AMY GOODMAN: And then, talk about the issue of surveillance, whether we’re talking about how the Occupy movements are being watched, surveilled, monitored. Very interesting to hear Oakland Mayor Jean Quan say on the BBC that they’re coordinating—and they are coordinating with the FBI, they’re coordinating with Homeland Security—in dealing with these movements. So, talk about the surveillance apparatus, something you know very well from Britain, and name names. What are the corporations involved?

STEPHEN GRAHAM: Well, there’s a whole variety of corporations linked to university research departments, linked to large-scale data-mining companies, linked to companies like Raytheon, who most people know of as making missile systems. Increasingly, they run border surveillance systems for things like the airline security and so on, which is a big thing in Europe and North America. But the key point really here is that surveillance is being used to try and track activist groups, permanently sort of monitoring them, using video systems, using database systems, and to allow infiltration. These are very much seen as movements that need to be infiltrated. In the U.K., there’s been a big scandal because of undercover police going into activist movements across Europe—green movements, social movements and so on—with a view to sort of basically being informers and spies to allow police to sort of crack down on what is effectively completely legitimate democratic activity.

NERMEEN SHAIKH: What do you think the significance is, Stephen Graham, of the fact that protesters across the U.S.—and it’s been true in Europe, as well—are increasingly characterized as somehow criminal—drug addicts or sexual predators—or somehow a sanitation or a health hazard to the communities in which they’re protesting? Can you say a little bit about how this works?
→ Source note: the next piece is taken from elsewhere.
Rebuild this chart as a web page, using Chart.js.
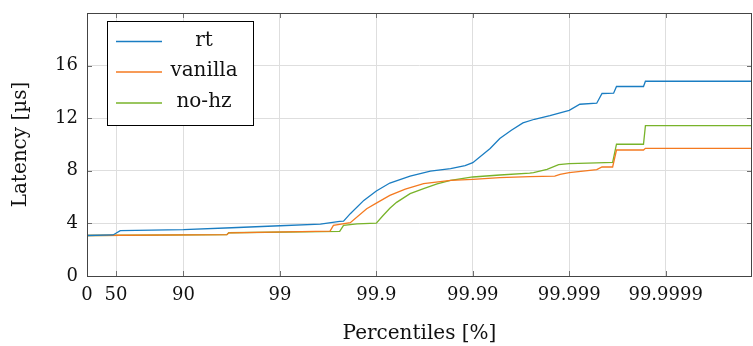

STEPHEN GRAHAM: Well, in the book and elsewhere—other authors are writing these things, too—I think it’s important to put this debate in the bigger context of how cities have changed. And cities in the last 20 or 30 years, particularly in North America, have become much more sanitized, much more controlled by questions of zero tolerance, by questions of really aggressive policing, to clear out those that are deemed to be sort of not fitting a model of urban life, which centers on consumption, which centers on business. So there’s been a really powerful shift in cities to sort of criminalize homelessness, to criminalize panhandlers, to criminalize those not seen to belong in this—what Neil Smith in New York has called the "revanchist city," the city taking back spaces for the wealthy, effectively. That was very much Mayor Giuliani’s strategy.

So, in a way, I think what the Occupy movement is so powerful at is demonstrating that by occupying public spaces around the world, and particularly these extremely symbolic public spaces, it’s reasserting that the city is the foundation space for democracy. And we have to reassert that symbolically and with the actual groupings of the activists in space. So the internet is not enough. It’s very much necessary to reassert that cities are political spaces which need to be used to mobilize social and political change.

AMY GOODMAN: And you talk about how the population centers have so dramatically shifted, not only in the United States, but around the world, to the cities. And it’s that question we’ll end with, Stephen Graham.

STEPHEN GRAHAM: Absolutely. Well, I mean, last year, we moved past the moment where 50 percent of the world was living in cities. By 2050, 75 percent of the world’s population will be living in cities. But too often, political and military power is controlled by people who see cities purely as threats, purely as sites of unrest, sites that need strong military and security control. And what’s so wonderful about the Occupy protests is that there’s a different, a much more hopeful idea of cities being pushed there, in a world where we have a really radical crisis and a radical sense of illegitimacy for the social model that we’re all still having to live under.

AMY GOODMAN: Stephen Graham, I want to thank you for being with us. His book is called Cities Under Siege: The New Military Urbanism.